Unlimited supply of money causes a decrease in real worth of money through inflation
Monetary Supply in any economy has to go in tandem with the economic activity and productivity in the economy. In an economy that is growing at a normal rate with lower inflation, rate of increase in money supply increases in proportion to the overall economic activity.
Now if there is an increase in total money supply through unlimited printing of money,There will tremendous pressure on other factors of production so that there will be inflation.Inflation is defined as the ‘general increase in price over a period of time’.
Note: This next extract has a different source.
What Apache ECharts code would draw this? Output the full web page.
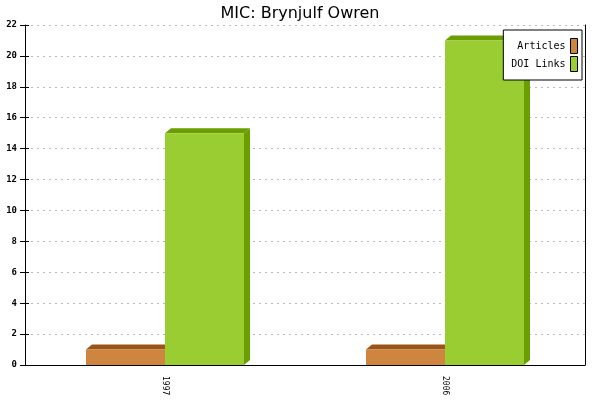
<!DOCTYPE html>
<html><head><meta charset="utf-8">
<script src="https://cdn.jsdelivr.net/npm/echarts@6/dist/echarts.min.js"></script>
<style>html,body{margin:0;padding:0;background:#fff}#c{width:600px;height:400px}</style>
</head><body><div id="c"></div>
<script>
const categories = ['1997', '2006'];
const articles = [1, 1];
const doiLinks = [15, 21];
const yTicks = [0, 2, 4, 6, 8, 10, 12, 14, 16, 18, 20, 22];

const chart = echarts.init(document.getElementById('c'));
const DX = 6, DY = 5;
function makeRender(offsetSide, front, dark) {
  return function (params, api) {
    const ci = api.value(0), v = api.value(1);
    const base = api.coord([ci, 0]);
    const top = api.coord([ci, v]);
    const band = api.size([1, 0])[0];
    const w = band * 79 / 280;
    const x0 = offsetSide < 0 ? base[0] - w : base[0];
    const x1 = x0 + w;
    const yT = top[1], yB = base[1];
    return {
      type: 'group',
      children: [
        { type: 'polygon', shape: { points: [[x1, yT], [x1 + DX, yT - DY], [x1 + DX, yB - DY], [x1, yB]] }, style: { fill: dark } },
        { type: 'polygon', shape: { points: [[x0, yT], [x0 + DX, yT - DY], [x1 + DX, yT - DY], [x1, yT]] }, style: { fill: dark } },
        { type: 'rect', shape: { x: x0, y: yT, width: w, height: yB - yT }, style: { fill: front } }
      ]
    };
  };
}
const orange = '#CD853F', orangeDark = '#9C5416';
const green = '#9ACD32', greenDark = '#6B9E00';
const font = 'DejaVu Sans Mono';
chart.setOption({
  animation: false,
  backgroundColor: '#fff',
  title: { text: 'MIC: Brynjulf Owren', left: 'center', top: 1,
    textStyle: { fontFamily: 'DejaVu Sans', fontSize: 16, fontWeight: 'normal', color: '#000' } },
  grid: { left: 25, right: 15, top: 25, bottom: 35 },
  legend: {
    orient: 'vertical', right: 18, top: 30, align: 'right',
    backgroundColor: '#fff', borderColor: '#000', borderWidth: 1,
    padding: [8, 4, 8, 8], itemWidth: 7, itemHeight: 15, itemGap: 2,
    textStyle: { fontFamily: font, fontSize: 10, color: '#000' },
    formatter: n => n.padStart(9, ' '),
    data: [
      { name: 'Articles', icon: 'rect', itemStyle: { color: orange, borderColor: '#000', borderWidth: 1 } },
      { name: 'DOI Links', icon: 'rect', itemStyle: { color: green, borderColor: '#000', borderWidth: 1 } }
    ]
  },
  xAxis: {
    type: 'category', data: categories, boundaryGap: true,
    axisLine: { lineStyle: { color: '#000', width: 1 } },
    axisTick: { length: 5, lineStyle: { color: '#000' } },
    axisLabel: { rotate: -90, fontFamily: font, fontSize: 8, color: '#000', margin: 11 },
    splitLine: { show: false }
  },
  yAxis: [{
    type: 'value', min: 0, max: 22, interval: 2,
    axisLine: { show: true, lineStyle: { color: '#000' } },
    axisTick: { show: true, length: 5, lineStyle: { color: '#000' } },
    axisLabel: { fontFamily: font, fontSize: 9, fontWeight: 'bold', color: '#000', margin: 8,
      formatter: v => yTicks.includes(v) ? String(v) : '' },
    splitLine: { show: true, lineStyle: { color: '#bbb', type: [2, 4] } }
  }, {
    type: 'value', min: 0, max: 22, interval: 2, position: 'right',
    axisLine: { show: true, lineStyle: { color: '#000' } },
    axisTick: { show: false }, axisLabel: { show: false }, splitLine: { show: false }
  }, {
    type: 'value', min: 0, max: 22, interval: 2, position: 'left',
    axisLine: { show: false },
    axisTick: { show: true, inside: true, length: 4, lineStyle: { color: '#000' } },
    axisLabel: { show: false }, splitLine: { show: false }
  }],
  series: [
    { name: 'Articles', type: 'custom', itemStyle: { color: orange },
      renderItem: makeRender(-1, orange, orangeDark),
      data: articles.map((v, i) => [i, v]), encode: { x: 0, y: 1 } },
    { name: 'DOI Links', type: 'custom', itemStyle: { color: green },
      renderItem: makeRender(1, green, greenDark),
      data: doiLinks.map((v, i) => [i, v]), encode: { x: 0, y: 1 } }
  ]
});
</script></body></html>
In inflationary growth, what can be purchased with a unit of currency decreases over a period of time ……Thus the unit looses its purchasing power and this is what is called as the real value or real worth of money…..
From the above graph it is quite visible that there is a direct correlation between the rate of currency printing and inflation. Thus it can be concluded that beyond a certain level , excessive money supply leads to inflation. Central Banks control this by sucking out excessive liquidity in the system through various monetary and non monetary tools. Thus there is a difference between money and ‘Hot money’…….Hot money leads to speculation
Inflation can and does lead to hyperinflation.
In an economy predominantly dependent upon investments and hot money there are wild swings in growth rate and monetary cycles. In such a situation, Central banks print more money to offset a sudden shortfall in such investments. These were the one of the reasons that led rise to the Asian Financial crises.
Continuous inflation can lead to hyperinflation. Very high inflation leads to loss of confidence in the domestic currency.
The Indian accounting standard 24 issued by the Institute of Chartered Accountants of India defines a hyperinflationary situation as follows:
Money loses purchasing power at such a rate that comparison of amounts from transactions and other events that have occurred at different times, evenwithin the same accounting period, is misleading.
In this age of technology where people are becoming more pro active and react to the developments in the socio economic scenario , prolonged inflation can lead to domestic turbulence and uprising. Hyperinflationary conditions are more likely to occur in case of economies that are suffering continuous warfare and domestic problems.
In hyperinflation money looses all its worth and there is a capital flight from the home country and people are less willing to hold assets in domestic currency,
This further adds to the domino effect and furthers the effect of this to the other parts of economy and the resultant situation is a total mess where central banks are forced to print money in exotic denominations.
The case of Zimbabwe, Weimar republic and other cases.
Zimbabwe is the first country in the recent period to have underwent hyperinflation. Years of excessive money printing without underlying economic growth have resulted into hyperinflation.
The situation has worsened so much that the Zimbabwean government was forced to print hundred trillion dollar notes which could still not buy a packet of bread or eggs in the period of 1970’s- till now.
A similar situation was encountered in Weimar republic during the first world war when the german mark underwent a rapid devaluation and lead to an inflation rate of over 1000 % in real terms.
Only 10 % or less of total worldwide assets are cash denominated
Lastly, only 10 % of assets in the world are cash denominated or held in cash. All other assets are mere virtual or intangible in nature like government bonds and guarantees.
In an interesting situation , when cash denominated assets reached a high threshold in Weimar germany and people refused to purchase assets due to inflation and uncertainty , they hoarded cash as a safety measure which resulted into a deep and scathing recession during the early twentieth century.
Thus it can be concluded that printing money cannot solve the root economic problem.